● **EXERCISE MATERIALS**
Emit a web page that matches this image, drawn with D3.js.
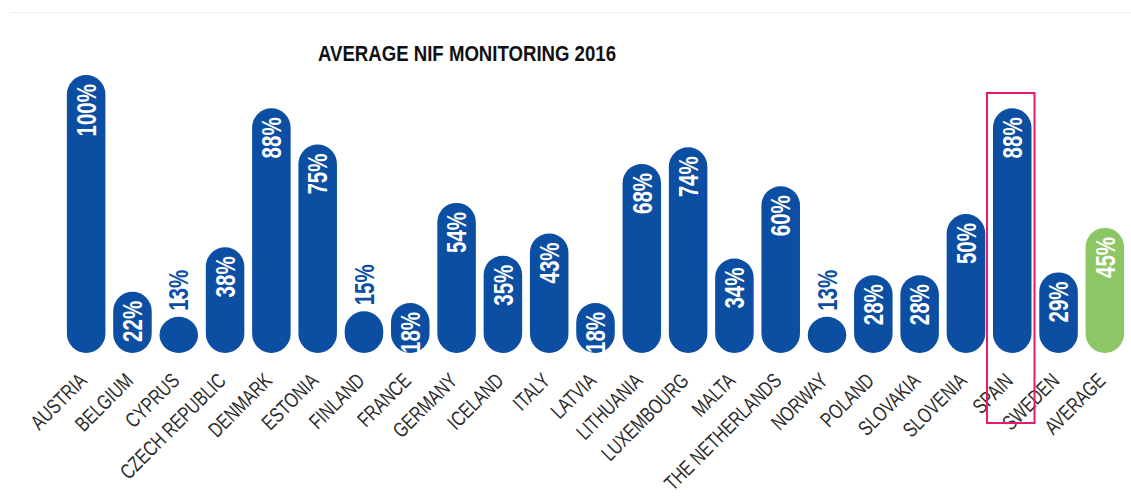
<!DOCTYPE html>
<html>
<head>
<meta charset="utf-8">
<script src="https://cdn.jsdelivr.net/npm/d3@7"></script>
<style>
  body { margin: 0; background: #fff; }
  svg { display: block; }
</style>
</head>
<body>
<svg id="chart" width="1131" height="497"></svg>
<script>
const categories = [
  "AUSTRIA", "BELGIUM", "CYPRUS", "CZECH REPUBLIC", "DENMARK", "ESTONIA",
  "FINLAND", "FRANCE", "GERMANY", "ICELAND", "ITALY", "LATVIA", "LITHUANIA",
  "LUXEMBOURG", "MALTA", "THE NETHERLANDS", "NORWAY", "POLAND", "SLOVAKIA",
  "SLOVENIA", "SPAIN", "SWEDEN", "AVERAGE"
];
const values = [100, 22, 13, 38, 88, 75, 15, 18, 54, 35, 43, 18, 68, 74, 34, 60, 13, 28, 28, 50, 88, 29, 45];
const averageKey = "AVERAGE";
const highlightKey = "SPAIN";
const title = "AVERAGE NIF MONITORING 2016";

const blue = "#0b4ea2";
const green = "#8cc665";
const pink = "#e8196b";

const svg = d3.select("#chart");
const width = 1131;
const base = 353;

// top hairline
svg.append("line")
  .attr("x1", 10).attr("x2", width)
  .attr("y1", 12.5).attr("y2", 12.5)
  .attr("stroke", "#eeeeee");

// scales
const x = d3.scaleBand()
  .domain(categories)
  .range([63, 1128])
  .paddingInner(0.168)
  .paddingOuter(0.084);

const y = d3.scaleLinear()
  .domain([0, 100])
  .range([base, 75]);

const data = categories.map((c, i) => ({ name: c, value: values[i] }));
const bw = x.bandwidth();

// title (squeezed to look condensed)
svg.append("text")
  .attr("x", 318).attr("y", 61)
  .attr("font-family", "'Liberation Sans', Arial, sans-serif")
  .attr("font-weight", "bold")
  .attr("font-size", 22)
  .attr("textLength", 298)
  .attr("lengthAdjust", "spacingAndGlyphs")
  .attr("fill", "#111")
  .text(title);

// pill bars
svg.append("g")
  .selectAll("rect")
  .data(data)
  .join("rect")
  .attr("x", (d) => x(d.name))
  .attr("y", (d) => y(d.value))
  .attr("width", bw)
  .attr("height", (d) => base - y(d.value))
  .attr("rx", bw / 2)
  .attr("ry", bw / 2)
  .attr("fill", (d) => (d.name === averageKey ? green : blue));

// value labels
const squeeze = 0.76;
const labels = svg.append("g")
  .selectAll("text")
  .data(data)
  .join("text")
  .attr("font-family", "'Liberation Sans', Arial, sans-serif")
  .attr("font-weight", "bold")
  .attr("font-size", 27)
  .attr("dy", "0.36em")
  .text((d) => d.value + "%");

labels.each(function (d) {
  const len = this.getComputedTextLength() * squeeze;
  const cx = x(d.name) + bw / 2;
  const top = y(d.value);
  const inside = len + 6 < base - top;
  d3.select(this)
    .attr("text-anchor", inside ? "end" : "start")
    .attr("fill", inside ? "#fff" : blue)
    .attr("transform",
      `translate(${cx}, ${inside ? top + 9 : top - 6}) rotate(-90) scale(${squeeze},1)`);
});

// category labels
svg.append("g")
  .selectAll("text")
  .data(categories)
  .join("text")
  .attr("font-family", "'Liberation Sans', Arial, sans-serif")
  .attr("font-size", 21)
  .attr("fill", "#2b2b2b")
  .attr("text-anchor", "end")
  .attr("transform", (d) => `translate(${x(d) + bw / 2 + 2}, 382) rotate(-45) scale(0.76,1)`)
  .text((d) => d);

// highlight box around Spain
svg.append("rect")
  .attr("x", x(highlightKey) - 6)
  .attr("y", 93)
  .attr("width", bw + 9)
  .attr("height", 330)
  .attr("fill", "none")
  .attr("stroke", pink)
  .attr("stroke-width", 2);
</script>
</body>
</html>
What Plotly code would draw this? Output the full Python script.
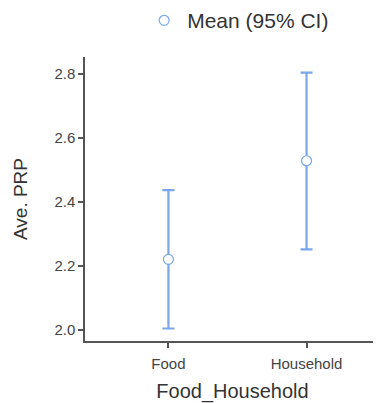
import plotly.graph_objects as go

categories = ["Food", "Household"]
means = [2.221, 2.529]
lower = [2.005, 2.252]
upper = [2.437, 2.804]

color = "#7aa6ec"
W, H = 373, 395  # page body has an 8px margin; keep plot positions aligned with the 381x403 window

fig = go.Figure()
fig.add_trace(go.Scatter(
    x=categories, y=means, mode="markers", name="Mean (95% CI)",
    marker=dict(symbol="circle", size=10, color="white", line=dict(color=color, width=1.2)),
    error_y=dict(type="data", symmetric=False,
                 array=[u - m for u, m in zip(upper, means)],
                 arrayminus=[m - l for m, l in zip(means, lower)],
                 color=color, thickness=2.2, width=6),
))
fig.update_layout(
    width=W, height=H,
    margin=dict(l=77, r=1, t=49, b=62, autoexpand=False),
    paper_bgcolor="white", plot_bgcolor="white",
    font=dict(family="Liberation Sans, Arial, sans-serif", color="#333333"),
    showlegend=True,
    legend=dict(orientation="h", xref="container", yref="container",
                x=0.357, y=0.968, xanchor="left", yanchor="middle",
                font=dict(size=21, color="#333333"), itemwidth=36),
    xaxis=dict(range=[-0.604, 1.532], showline=True, linecolor="#555555", linewidth=1.5,
               ticks="outside", ticklen=5, tickcolor="#555555", tickwidth=1.5,
               showgrid=False, zeroline=False, automargin=False, ticklabelstandoff=3,
               tickfont=dict(size=15, color="#444444"),
               title=dict(text="Food_Household", font=dict(size=20, color="#333333"), standoff=14)),
    yaxis=dict(range=[1.966, 2.853], showline=True, linecolor="#555555", linewidth=1.5,
               ticks="outside", ticklen=5, tickcolor="#555555", tickwidth=1.5,
               showgrid=False, zeroline=False, tickvals=[2.0, 2.2, 2.4, 2.6, 2.8],
               tickformat=".1f", automargin=False,
               tickfont=dict(size=15, color="#444444"),
               title=dict(text="Ave. PRP", font=dict(size=19, color="#333333"), standoff=22)),
)
fig.write_html("out.html")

● **STATED PROBLEM**
Omitting all images, print the listing exactly.

● **ANSWER TO THE EXERCISE**
Emit a web page that matches this image, drawn with D3.js.
<!DOCTYPE html>
<html>
<head>
<meta charset="utf-8">
<script src="https://cdn.jsdelivr.net/npm/d3@7"></script>
<style>
  body { margin: 0; background: #fff; }
  svg { display: block; }
</style>
</head>
<body>
<svg id="chart" width="1131" height="497"></svg>
<script>
const categories = [
  "AUSTRIA", "BELGIUM", "CYPRUS", "CZECH REPUBLIC", "DENMARK", "ESTONIA",
  "FINLAND", "FRANCE", "GERMANY", "ICELAND", "ITALY", "LATVIA", "LITHUANIA",
  "LUXEMBOURG", "MALTA", "THE NETHERLANDS", "NORWAY", "POLAND", "SLOVAKIA",
  "SLOVENIA", "SPAIN", "SWEDEN", "AVERAGE"
];
const values = [100, 22, 13, 38, 88, 75, 15, 18, 54, 35, 43, 18, 68, 74, 34, 60, 13, 28, 28, 50, 88, 29, 45];
const averageKey = "AVERAGE";
const highlightKey = "SPAIN";
const title = "AVERAGE NIF MONITORING 2016";

const blue = "#0b4ea2";
const green = "#8cc665";
const pink = "#e8196b";

const svg = d3.select("#chart");
const width = 1131;
const base = 353;

// top hairline
svg.append("line")
  .attr("x1", 10).attr("x2", width)
  .attr("y1", 12.5).attr("y2", 12.5)
  .attr("stroke", "#eeeeee");

// scales
const x = d3.scaleBand()
  .domain(categories)
  .range([63, 1128])
  .paddingInner(0.168)
  .paddingOuter(0.084);

const y = d3.scaleLinear()
  .domain([0, 100])
  .range([base, 75]);

const data = categories.map((c, i) => ({ name: c, value: values[i] }));
const bw = x.bandwidth();

// title (squeezed to look condensed)
svg.append("text")
  .attr("x", 318).attr("y", 61)
  .attr("font-family", "'Liberation Sans', Arial, sans-serif")
  .attr("font-weight", "bold")
  .attr("font-size", 22)
  .attr("textLength", 298)
  .attr("lengthAdjust", "spacingAndGlyphs")
  .attr("fill", "#111")
  .text(title);

// pill bars
svg.append("g")
  .selectAll("rect")
  .data(data)
  .join("rect")
  .attr("x", (d) => x(d.name))
  .attr("y", (d) => y(d.value))
  .attr("width", bw)
  .attr("height", (d) => base - y(d.value))
  .attr("rx", bw / 2)
  .attr("ry", bw / 2)
  .attr("fill", (d) => (d.name === averageKey ? green : blue));

// value labels
const squeeze = 0.76;
const labels = svg.append("g")
  .selectAll("text")
  .data(data)
  .join("text")
  .attr("font-family", "'Liberation Sans', Arial, sans-serif")
  .attr("font-weight", "bold")
  .attr("font-size", 27)
  .attr("dy", "0.36em")
  .text((d) => d.value + "%");

labels.each(function (d) {
  const len = this.getComputedTextLength() * squeeze;
  const cx = x(d.name) + bw / 2;
  const top = y(d.value);
  const inside = len + 6 < base - top;
  d3.select(this)
    .attr("text-anchor", inside ? "end" : "start")
    .attr("fill", inside ? "#fff" : blue)
    .attr("transform",
      `translate(${cx}, ${inside ? top + 9 : top - 6}) rotate(-90) scale(${squeeze},1)`);
});

// category labels
svg.append("g")
  .selectAll("text")
  .data(categories)
  .join("text")
  .attr("font-family", "'Liberation Sans', Arial, sans-serif")
  .attr("font-size", 21)
  .attr("fill", "#2b2b2b")
  .attr("text-anchor", "end")
  .attr("transform", (d) => `translate(${x(d) + bw / 2 + 2}, 382) rotate(-45) scale(0.76,1)`)
  .text((d) => d);

// highlight box around Spain
svg.append("rect")
  .attr("x", x(highlightKey) - 6)
  .attr("y", 93)
  .attr("width", bw + 9)
  .attr("height", 330)
  .attr("fill", "none")
  .attr("stroke", pink)
  .attr("stroke-width", 2);
</script>
</body>
</html>
What Plotly code would draw this? Output the full Python script.
import plotly.graph_objects as go

categories = ["Food", "Household"]
means = [2.221, 2.529]
lower = [2.005, 2.252]
upper = [2.437, 2.804]

color = "#7aa6ec"
W, H = 373, 395  # page body has an 8px margin; keep plot positions aligned with the 381x403 window

fig = go.Figure()
fig.add_trace(go.Scatter(
    x=categories, y=means, mode="markers", name="Mean (95% CI)",
    marker=dict(symbol="circle", size=10, color="white", line=dict(color=color, width=1.2)),
    error_y=dict(type="data", symmetric=False,
                 array=[u - m for u, m in zip(upper, means)],
                 arrayminus=[m - l for m, l in zip(means, lower)],
                 color=color, thickness=2.2, width=6),
))
fig.update_layout(
    width=W, height=H,
    margin=dict(l=77, r=1, t=49, b=62, autoexpand=False),
    paper_bgcolor="white", plot_bgcolor="white",
    font=dict(family="Liberation Sans, Arial, sans-serif", color="#333333"),
    showlegend=True,
    legend=dict(orientation="h", xref="container", yref="container",
                x=0.357, y=0.968, xanchor="left", yanchor="middle",
                font=dict(size=21, color="#333333"), itemwidth=36),
    xaxis=dict(range=[-0.604, 1.532], showline=True, linecolor="#555555", linewidth=1.5,
               ticks="outside", ticklen=5, tickcolor="#555555", tickwidth=1.5,
               showgrid=False, zeroline=False, automargin=False, ticklabelstandoff=3,
               tickfont=dict(size=15, color="#444444"),
               title=dict(text="Food_Household", font=dict(size=20, color="#333333"), standoff=14)),
    yaxis=dict(range=[1.966, 2.853], showline=True, linecolor="#555555", linewidth=1.5,
               ticks="outside", ticklen=5, tickcolor="#555555", tickwidth=1.5,
               showgrid=False, zeroline=False, tickvals=[2.0, 2.2, 2.4, 2.6, 2.8],
               tickformat=".1f", automargin=False,
               tickfont=dict(size=15, color="#444444"),
               title=dict(text="Ave. PRP", font=dict(size=19, color="#333333"), standoff=22)),
)
fig.write_html("out.html")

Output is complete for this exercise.